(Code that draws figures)

⁂

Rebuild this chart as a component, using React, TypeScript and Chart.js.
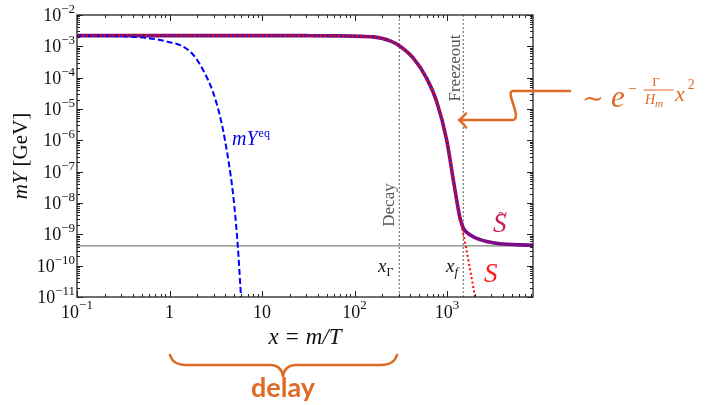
import React, { useEffect, useRef } from "react";
import { Chart, registerables } from "chart.js";
Chart.register(...registerables);

// ---- data ----
const sX = [0.1, 1, 10, 30, 70, 120, 160, 242, 305, 432, 603, 774, 993, 1170, 1384, 1597, 1832, 2010];
const sY = [2.2e-3, 2.2e-3, 2.2e-3, 2.19e-3, 2.15e-3, 2.08e-3, 2.0e-3, 1.5e-3, 1.04e-3, 4.2e-4, 9.5e-5, 1.7e-5, 1.0e-6, 5.4e-8, 3.2e-9, 4.1e-10, 4.5e-11, 1e-11];

const sTildeX = [0.1, 1, 10, 30, 70, 120, 160, 242, 305, 432, 603, 774, 993, 1170, 1384, 1440, 1503, 1633, 1928, 2275, 2690, 3743, 4420, 6000, 8500];
const sTildeY = [2.2e-3, 2.2e-3, 2.2e-3, 2.19e-3, 2.15e-3, 2.08e-3, 2.0e-3, 1.5e-3, 1.04e-3, 4.2e-4, 9.5e-5, 1.7e-5, 1.0e-6, 5.4e-8, 3.2e-9, 2.2e-9, 1.55e-9, 1.15e-9, 8.3e-10, 6.8e-10, 5.9e-10, 5.0e-10, 4.8e-10, 4.6e-10, 4.5e-10];

const eqX = [0.1, 0.3, 0.52, 0.79, 1.0, 1.3, 1.81, 2.32, 2.98, 3.66, 4.33, 4.9, 5.46, 5.93];
const eqY = [2.2e-3, 2.1e-3, 1.9e-3, 1.6e-3, 1.35e-3, 1.1e-3, 5.3e-4, 1.7e-4, 3.2e-5, 3.5e-6, 2.3e-7, 1.6e-8, 4.6e-10, 1e-11];

const xDecay = 305;
const xFreeze = 1500;
const yFloor = 4.3e-10;
const sSplitX = 1384;

const xMin = 0.1;
const xMax = 8500;
const yMin = 1e-11;
const yMax = 1e-2;

const xTickExps = [-1, 0, 1, 2, 3];
const xTickBase = ["10", "1", "10", "10", "10"];
const xTickSup = ["−1", "", "", "2", "3"];
const yTickExps = [-2, -3, -4, -5, -6, -7, -8, -9, -10, -11];

// ---- styling ----
const SERIF = '"Liberation Serif", "DejaVu Serif", serif';
const ORANGE = "#de6a26";
const f = (size: number, style = "") => `${style} ${size}px ${SERIF}`.trim();

type Seg = { t: string; font: string; dy?: number; color?: string; gap?: number };

function drawSeq(ctx: CanvasRenderingContext2D, x: number, y: number, segs: Seg[], align: "left" | "center" | "right", color = "#111") {
  let total = 0;
  const widths = segs.map((s) => {
    ctx.font = s.font;
    const w = ctx.measureText(s.t).width + (s.gap || 0);
    total += w;
    return w;
  });
  let cx = align === "left" ? x : align === "center" ? x - total / 2 : x - total;
  ctx.textAlign = "left";
  ctx.textBaseline = "alphabetic";
  segs.forEach((s, i) => {
    ctx.font = s.font;
    ctx.fillStyle = s.color || color;
    ctx.fillText(s.t, cx, y + (s.dy || 0));
    cx += widths[i];
  });
}

const pts = (xs: number[], ys: number[]) => xs.map((x, i) => ({ x, y: ys[i] }));

const decorPlugin = {
  id: "decor",
  afterDraw(chart: any) {
    const ctx: CanvasRenderingContext2D = chart.ctx;
    const xs = chart.scales.x;
    const ys = chart.scales.y;
    const a = chart.chartArea;
    ctx.save();

    // frame
    ctx.strokeStyle = "#222";
    ctx.lineWidth = 1.3;
    ctx.strokeRect(a.left, a.top, a.right - a.left, a.bottom - a.top);

    // ticks (inward, all four sides)
    ctx.lineWidth = 1;
    ctx.beginPath();
    for (let d = -1; d <= 4; d++) {
      for (let k = 1; k <= 9; k++) {
        const v = k * Math.pow(10, d);
        if (v < xMin * 0.999 || v > xMax) continue;
        const px = Math.round(xs.getPixelForValue(v)) + 0.5;
        const len = k === 1 ? 6 : 3;
        ctx.moveTo(px, a.bottom);
        ctx.lineTo(px, a.bottom - len);
        ctx.moveTo(px, a.top);
        ctx.lineTo(px, a.top + len);
      }
    }
    for (let d = -11; d <= -2; d++) {
      for (let k = 1; k <= 9; k++) {
        const v = k * Math.pow(10, d);
        if (v < yMin * 0.999 || v > yMax * 1.001) continue;
        const py = Math.round(ys.getPixelForValue(v)) + 0.5;
        const len = k === 1 ? 6 : 3;
        ctx.moveTo(a.left, py);
        ctx.lineTo(a.left + len, py);
        ctx.moveTo(a.right, py);
        ctx.lineTo(a.right - len, py);
      }
    }
    ctx.stroke();

    // y tick labels
    yTickExps.forEach((e) => {
      const py = ys.getPixelForValue(Math.pow(10, e));
      drawSeq(ctx, 75, py + 6, [
        { t: "10", font: f(18) },
        { t: "−" + -e, font: f(13), dy: -8 },
      ], "right");
    });
    // x tick labels
    xTickExps.forEach((e, i) => {
      const px = xs.getPixelForValue(Math.pow(10, e));
      const segs: Seg[] = [{ t: xTickBase[i], font: f(18) }];
      if (xTickSup[i]) segs.push({ t: xTickSup[i], font: f(13), dy: -9 });
      drawSeq(ctx, px, 318, segs, "center");
    });

    // axis titles
    drawSeq(ctx, 305, 344, [
      { t: "x", font: f(23, "italic"), gap: 7 },
      { t: "=", font: f(23), gap: 7 },
      { t: "m/T", font: f(23, "italic") },
    ], "center");
    ctx.save();
    ctx.translate(27, 156);
    ctx.rotate(-Math.PI / 2);
    drawSeq(ctx, 0, 0, [
      { t: "mY", font: f(21, "italic"), gap: 6 },
      { t: "[GeV]", font: f(21) },
    ], "center");
    ctx.restore();

    // annotations: vertical labels
    ctx.save();
    ctx.translate(394, 205);
    ctx.rotate(-Math.PI / 2);
    drawSeq(ctx, 0, 0, [{ t: "Decay", font: f(17) }], "center", "#555");
    ctx.restore();
    ctx.save();
    ctx.translate(460, 68);
    ctx.rotate(-Math.PI / 2);
    drawSeq(ctx, 0, 0, [{ t: "Freezeout", font: f(17) }], "center", "#555");
    ctx.restore();

    // x_Gamma, x_f
    drawSeq(ctx, 378, 272, [
      { t: "x", font: f(19, "italic") },
      { t: "Γ", font: f(12), dy: 4 },
    ], "left");
    drawSeq(ctx, 446, 272, [
      { t: "x", font: f(19, "italic") },
      { t: "f", font: f(13, "italic"), dy: 4 },
    ], "left");

    // mY^eq
    drawSeq(ctx, 232, 145, [
      { t: "mY", font: f(20, "italic"), gap: 1 },
      { t: "eq", font: f(12), dy: -8 },
    ], "left", "#0000ee");

    // S tilde and S
    drawSeq(ctx, 493, 232, [{ t: "S", font: f(27, "italic") }], "left", "#c81e5a");
    drawSeq(ctx, 498, 219, [{ t: "~", font: f(17) }], "left", "#c81e5a");
    drawSeq(ctx, 484, 282, [{ t: "S", font: f(27, "italic") }], "left", "#ff1a1a");

    // orange arrow
    ctx.strokeStyle = ORANGE;
    ctx.lineWidth = 2.5;
    ctx.lineCap = "round";
    ctx.lineJoin = "round";
    ctx.beginPath();
    ctx.moveTo(570, 91);
    ctx.lineTo(513, 91);
    ctx.bezierCurveTo(504, 91, 524, 120, 512, 120);
    ctx.lineTo(460, 120);
    ctx.stroke();
    ctx.beginPath();
    ctx.moveTo(466, 113.5);
    ctx.quadraticCurveTo(462, 118, 459, 120);
    ctx.quadraticCurveTo(462, 122, 466, 127.5);
    ctx.stroke();

    // formula ~ e^{-Γ/H_m x^2}
    drawSeq(ctx, 582, 107, [{ t: "∼", font: f(26) }], "left", ORANGE);
    drawSeq(ctx, 611, 107, [{ t: "e", font: f(31, "italic") }], "left", ORANGE);
    drawSeq(ctx, 628, 94, [{ t: "−", font: f(16) }], "left", ORANGE);
    drawSeq(ctx, 656, 86, [{ t: "Γ", font: f(13) }], "center", ORANGE);
    ctx.lineWidth = 1;
    ctx.beginPath();
    ctx.moveTo(644, 90);
    ctx.lineTo(673, 90);
    ctx.stroke();
    drawSeq(ctx, 645, 104, [
      { t: "H", font: f(14, "italic") },
      { t: "m", font: f(11, "italic"), dy: 3 },
    ], "left", ORANGE);
    drawSeq(ctx, 675, 101, [
      { t: "x", font: f(22, "italic"), gap: 3 },
      { t: "2", font: f(14), dy: -12 },
    ], "left", ORANGE);

    // brace + "delay"
    ctx.lineWidth = 2.5;
    ctx.beginPath();
    ctx.moveTo(170, 355);
    ctx.quadraticCurveTo(173, 365, 186, 365);
    ctx.lineTo(270, 365);
    ctx.quadraticCurveTo(281, 365, 283, 376);
    ctx.quadraticCurveTo(285, 365, 296, 365);
    ctx.lineTo(381, 365);
    ctx.quadraticCurveTo(394, 365, 397, 355);
    ctx.stroke();
    ctx.font = 'bold 27px Lato, "Open Sans", sans-serif';
    ctx.fillStyle = ORANGE;
    ctx.textAlign = "center";
    ctx.textBaseline = "alphabetic";
    ctx.fillText("delay", 283, 397);

    ctx.restore();
  },
};

export default function App() {
  const ref = useRef<HTMLCanvasElement | null>(null);
  useEffect(() => {
    if (!ref.current) return;
    const common = { pointRadius: 0, fill: false, cubicInterpolationMode: "monotone" as const };
    const chart = new Chart(ref.current, {
      type: "line",
      data: {
        datasets: [
          { ...common, label: "S", data: pts(sX, sY), borderColor: "#ff0000", borderWidth: 2, borderDash: [2, 2.5] },
          { ...common, label: "mY_eq", data: pts(eqX, eqY), borderColor: "#0000ff", borderWidth: 2, borderDash: [6, 3] },
          { ...common, label: "S core", data: pts(sX, sY).filter((p) => p.x <= sSplitX), borderColor: "#2a2ab0", borderWidth: 1.2 },
          { ...common, label: "S tilde", data: pts(sTildeX, sTildeY), borderColor: "#7d0a87", borderWidth: 3.6 },
          { ...common, label: "floor", data: [{ x: xMin, y: yFloor }, { x: xMax, y: yFloor }], borderColor: "#808080", borderWidth: 1.2 },
          { ...common, label: "decay", data: [{ x: xDecay, y: yMin }, { x: xDecay, y: yMax }], borderColor: "#777", borderWidth: 1.2, borderDash: [2, 2] },
          { ...common, label: "freeze", data: [{ x: xFreeze, y: yMin }, { x: xFreeze, y: yMax }], borderColor: "#777", borderWidth: 1.2, borderDash: [2, 2] },
        ],
      },
      options: {
        responsive: false,
        animation: false,
        devicePixelRatio: 1,
        parsing: true,
        layout: { padding: { left: 77, top: 15, right: 175, bottom: 108 } },
        plugins: { legend: { display: false }, tooltip: { enabled: false } },
        events: [],
        scales: {
          x: { type: "logarithmic", min: xMin, max: xMax, display: false },
          y: { type: "logarithmic", min: yMin, max: yMax, display: false },
        },
      },
      plugins: [decorPlugin],
    });
    return () => chart.destroy();
  }, []);
  return (
    <div style={{ position: "absolute", left: 0, top: 0, width: 708, height: 405, background: "#fff" }}>
      <canvas ref={ref} width={708} height={405} style={{ display: "block" }} />
    </div>
  );
}
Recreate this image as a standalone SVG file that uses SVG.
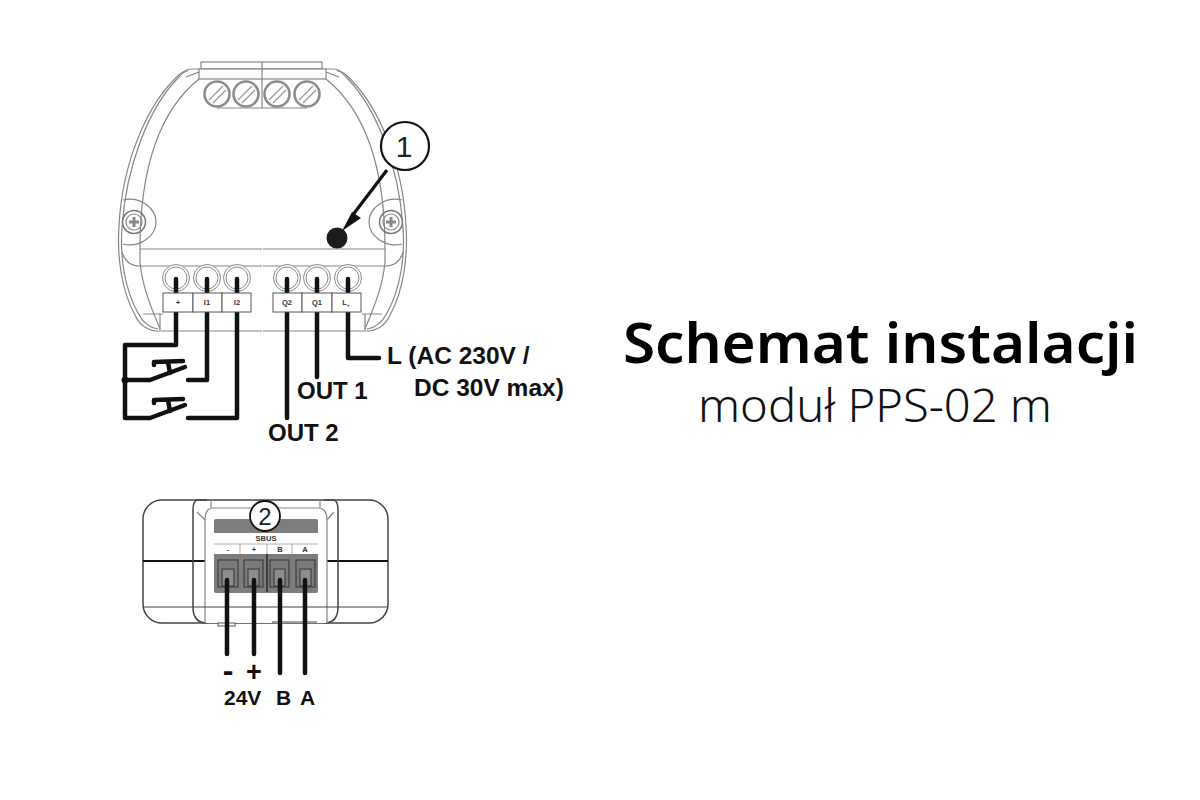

⁂

[Given instruction]: Going through the lines above one by one, tally those with the word "this" and give only the total.

[Output below]: 2